Employers wondering how the withdrawal of the list will impact the exemption can look to the DOL’s first guidance on the topic, an opinion letter published August 31, 2020.  The opinion letter paved the way for a waste removal contractor’s truck drivers to be properly considered overtime exempt even though the waste removal industry was included on the now-withdrawn list of industries lacking a retail concept.  The truck drivers transport oilfield waste and are paid 27% of gross revenue received for each truck driven, no matter how many hours they work per week. 

The DOL observed that numerous courts had criticized the list of industries lacking a retail concept for being an arbitrary, “essentially mindless catalog.”  The DOL re-focused the inquiry on other DOL regulations3 listing the following indicia of a retail concept:

  • Sells goods or services to the general public.
  • Serves the everyday needs of the community in which it is located.
  • Disposes in small quantities its products or skills.
  • Does not take part in the manufacturing process.

In the opinion letter, the DOL expansively interpreted the first factor so that, even though the employer did not provide services to the general public, it could still be exempt if the services provided were similar to those provided to the public.  The waste removal contractor’s business was to transport fluid waste from customer oilfield locations to disposal facilities.  The DOL noted that “rural homeowners routinely hire professionals to pump liquid waste from septic tanks and transport the waste to disposal facilities.”  Since the waste removal contractor ostensibly provided similar services to its commercial customers, it could still be considered to sell services to the general public.  This is consistent with an August 28, 2018, opinion letter (FLSA2013-21) stating that business-to-business sales can qualify as retail under section 7(i).  In that letter, the DOL found that the section 7(i) exemption was available to a business selling a technology platform to retailers.

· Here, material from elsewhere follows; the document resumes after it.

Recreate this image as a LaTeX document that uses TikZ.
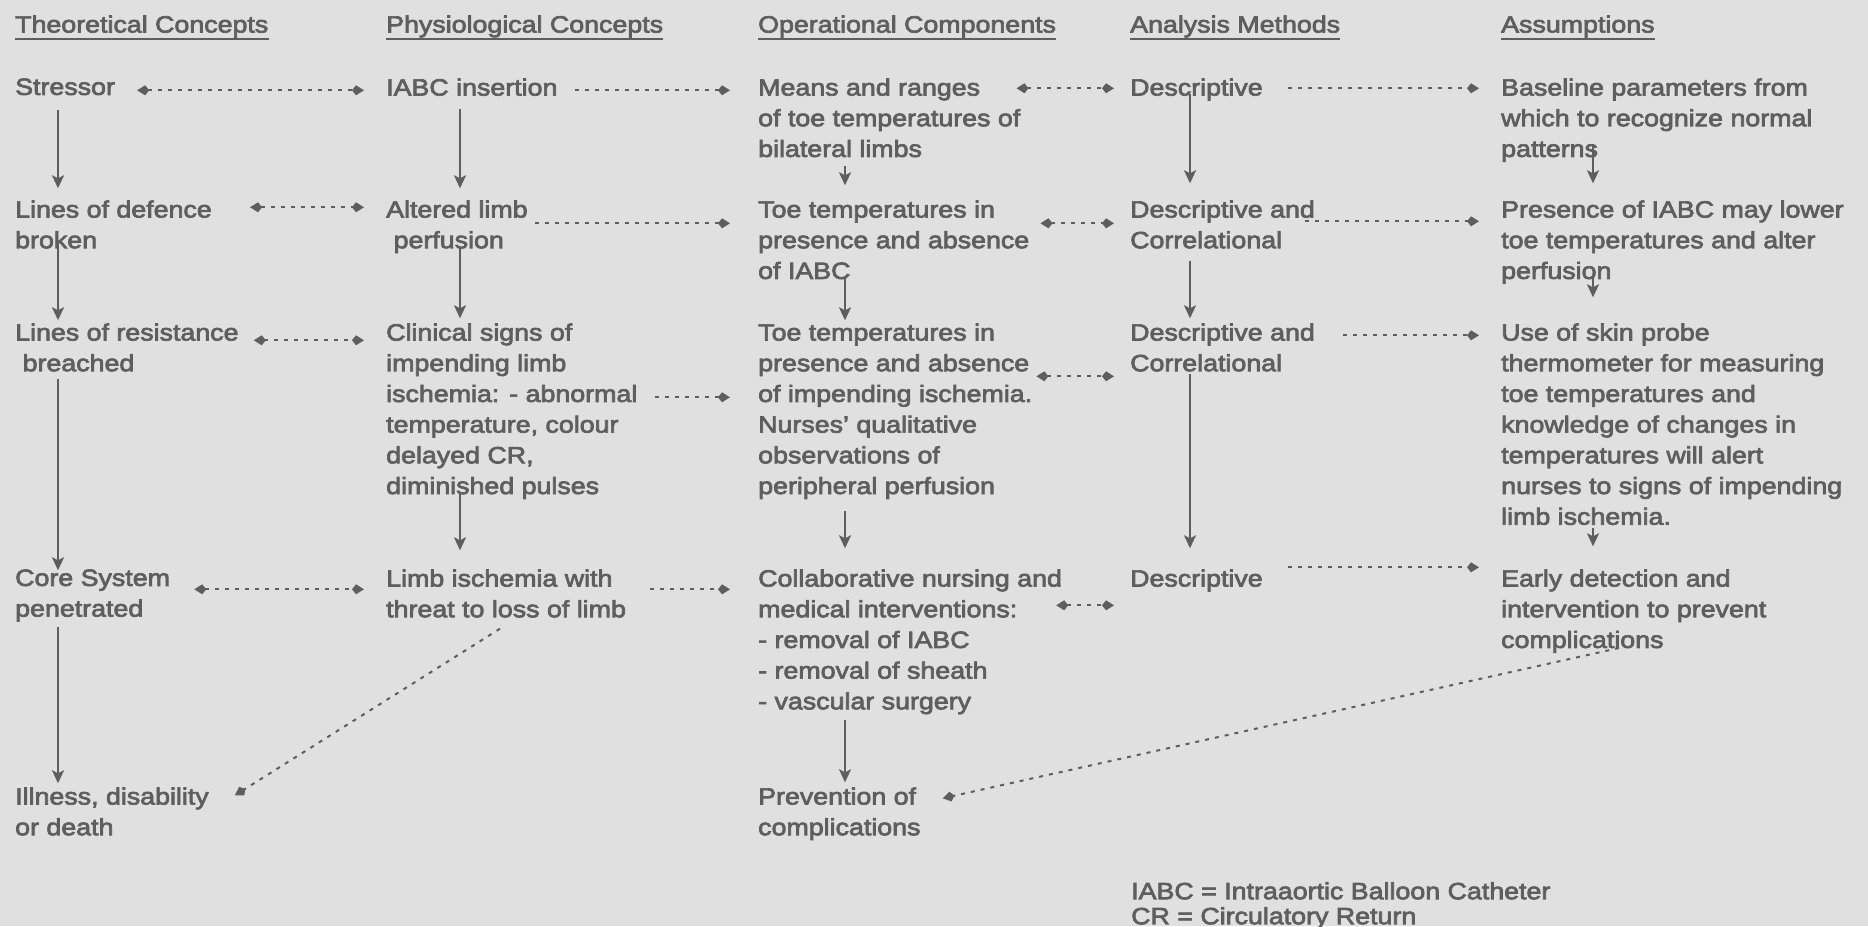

Employers with exclusively commercial customers and clients may be able to analogously claim the exemption if similar services are provided to non-commercial consumers by other companies in the same industry, citing this guidance in support.  In general, the DOL’s opinion letter, including its statement that the overtime exemptions will be construed “fairly” not “narrowly” in accordance with recent U.S. Supreme Court precedent,4 may signal the agency’s relaxation of the standards for overtime exemptions, a welcome development for employers.  Employers should keep in mind opinion letters are not binding on the courts.



1 29 U.S.C. § 207(i). 

2 29 CFR § 779.316 (emphasis added).

3 29 C.F.R. § 779.318.

4 Encino Motorcars, LLC v. Navarro, 138. S.Ct. 1134, 1142 (2018) (rejecting principle that exemptions to the FLSA should be construed narrowly rather than fairly).

DISCLAIMER: Because of the generality of this update, the information provided herein may not be applicable in all situations and should not be acted upon without specific legal advice based on particular situations.